## TASK DESCRIPTION
Copy from the first line below down to and including the line with "plt.rcParams['axes.unicode_minus'] = False". Skip the pictures.

## DATA EXCERPT

=-=-=

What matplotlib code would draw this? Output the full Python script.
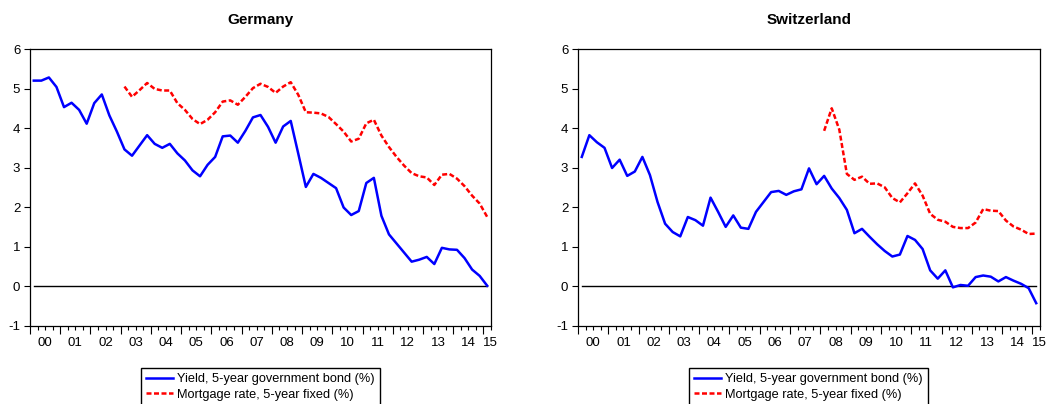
import matplotlib
matplotlib.use("Agg")
import matplotlib.pyplot as plt
import numpy as np

plt.rcParams['font.family'] = ['Liberation Sans', 'DejaVu Sans']
plt.rcParams['axes.unicode_minus'] = False

# Quarterly observations 2000Q1 .. 2015Q1
quarters = [f"{y}Q{q}" for y in range(2000, 2015) for q in range(1, 5)] + ["2015Q1"]
year_labels = ["00", "01", "02", "03", "04", "05", "06", "07", "08", "09",
               "10", "11", "12", "13", "14", "15"]

de_yield = [5.20, 5.20, 5.28, 5.04, 4.53, 4.64, 4.46, 4.11, 4.63, 4.85,
            4.32, 3.91, 3.46, 3.30, 3.56, 3.82, 3.60, 3.50, 3.60, 3.36,
            3.18, 2.93, 2.78, 3.07, 3.27, 3.79, 3.81, 3.63, 3.93, 4.27,
            4.33, 4.03, 3.63, 4.04, 4.18, 3.35, 2.51, 2.84, 2.74, 2.61,
            2.48, 1.99, 1.80, 1.90, 2.61, 2.74, 1.78, 1.31, 1.08, 0.85,
            0.62, 0.67, 0.74, 0.56, 0.97, 0.93, 0.92, 0.71, 0.42, 0.26,
            0.01]
de_mortgage = [None] * 12 + [
            5.05, 4.79, 4.96, 5.14, 4.99, 4.95, 4.95, 4.63,
            4.46, 4.23, 4.10, 4.21, 4.40, 4.67, 4.70, 4.59, 4.79, 5.01,
            5.12, 5.04, 4.89, 5.05, 5.16, 4.84, 4.40, 4.39, 4.37, 4.28,
            4.10, 3.91, 3.66, 3.73, 4.12, 4.21, 3.81, 3.52, 3.27, 3.05,
            2.86, 2.78, 2.75, 2.56, 2.82, 2.84, 2.72, 2.53, 2.29, 2.09,
            1.75]

ch_yield = [3.27, 3.82, 3.64, 3.50, 2.99, 3.20, 2.79, 2.90, 3.27, 2.81,
            2.13, 1.58, 1.37, 1.26, 1.75, 1.67, 1.53, 2.24, 1.88, 1.50,
            1.79, 1.48, 1.45, 1.88, 2.13, 2.38, 2.41, 2.31, 2.40, 2.45,
            2.98, 2.58, 2.79, 2.47, 2.23, 1.93, 1.34, 1.45, 1.25, 1.06,
            0.89, 0.75, 0.80, 1.27, 1.17, 0.94, 0.40, 0.19, 0.40, -0.03,
            0.03, 0.01, 0.23, 0.27, 0.24, 0.12, 0.23, 0.14, 0.06, -0.05,
            -0.43]
ch_mortgage = [None] * 32 + [
            3.93, 4.50, 3.96, 2.84, 2.69, 2.77, 2.59, 2.60,
            2.50, 2.23, 2.12, 2.35, 2.60, 2.29, 1.83, 1.68, 1.63, 1.50,
            1.47, 1.47, 1.61, 1.95, 1.91, 1.90, 1.66, 1.51, 1.43, 1.32,
            1.33]

titles = ["Germany", "Switzerland"]
label_yield = "Yield, 5-year government bond (%)"
label_mort = "Mortgage rate, 5-year fixed (%)"

W, H = 1048, 404
fig = plt.figure(figsize=(W / 100, H / 100), dpi=100)

panels = [
    (titles[0], de_yield, de_mortgage, 30, 491, 141),
    (titles[1], ch_yield, ch_mortgage, 578, 1040, 689),
]

for title, yld, mort, x0, x1, legx in panels:
    top, bot = 49, 325.7
    ax = fig.add_axes([x0 / W, 1 - bot / H, (x1 - x0) / W, (bot - top) / H])
    n = len(quarters)
    x = np.arange(n)
    m = np.array([np.nan if v is None else v for v in mort], dtype=float)
    ax.axhline(0, xmin=0.5 / n, xmax=1 - 0.5 / n, color='black', lw=1.0, zorder=1)
    l1, = ax.plot(x, yld, color='#0000ff', lw=1.8, label=label_yield, zorder=3)
    l2, = ax.plot(x, m, color='#ff0000', lw=1.8, ls=(0, (2.0, 1.0)),
                  label=label_mort, zorder=3)
    ax.set_xlim(-0.5, n - 0.5)
    ax.set_ylim(-1, 6)
    ax.set_yticks(range(-1, 7))
    ax.tick_params(axis='y', direction='out', length=4, width=0.8, labelsize=9.5,
                   right=False, pad=3)
    # x ticks: year boundaries (major) and quarter boundaries (minor)
    ax.set_xticks(np.arange(-0.5, n, 4))
    ax.set_xticks(np.arange(-0.5, n, 1), minor=True)
    ax.tick_params(axis='x', which='major', direction='out', length=6, width=0.8,
                   labelbottom=False)
    ax.tick_params(axis='x', which='minor', direction='out', length=3, width=0.8)
    sec = ax.secondary_xaxis('bottom')
    pos = [1.5 + 4 * k for k in range(15)] + [n - 0.6]
    sec.set_xticks(pos, year_labels)
    sec.tick_params(length=0, labelsize=9.5, pad=8)
    sec.spines['bottom'].set_visible(False)
    for s in ax.spines.values():
        s.set_linewidth(0.9)
    ax.set_title(title, fontsize=11, fontweight='bold', pad=18)
    fig.legend(handles=[l1, l2], loc='upper left',
               bbox_to_anchor=(legx / W, 1 - 368 / H),
               fontsize=9.2, frameon=True, fancybox=False, edgecolor='black',
               framealpha=1, handlelength=2.1, handletextpad=0.3,
               labelspacing=0.3, borderpad=0.4, borderaxespad=0)

fig.savefig("out.png", dpi=100)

=-=-=

## EXERCISE RESULT
What matplotlib code would draw this? Output the full Python script.
import matplotlib
matplotlib.use("Agg")
import matplotlib.pyplot as plt
import numpy as np

plt.rcParams['font.family'] = ['Liberation Sans', 'DejaVu Sans']
plt.rcParams['axes.unicode_minus'] = False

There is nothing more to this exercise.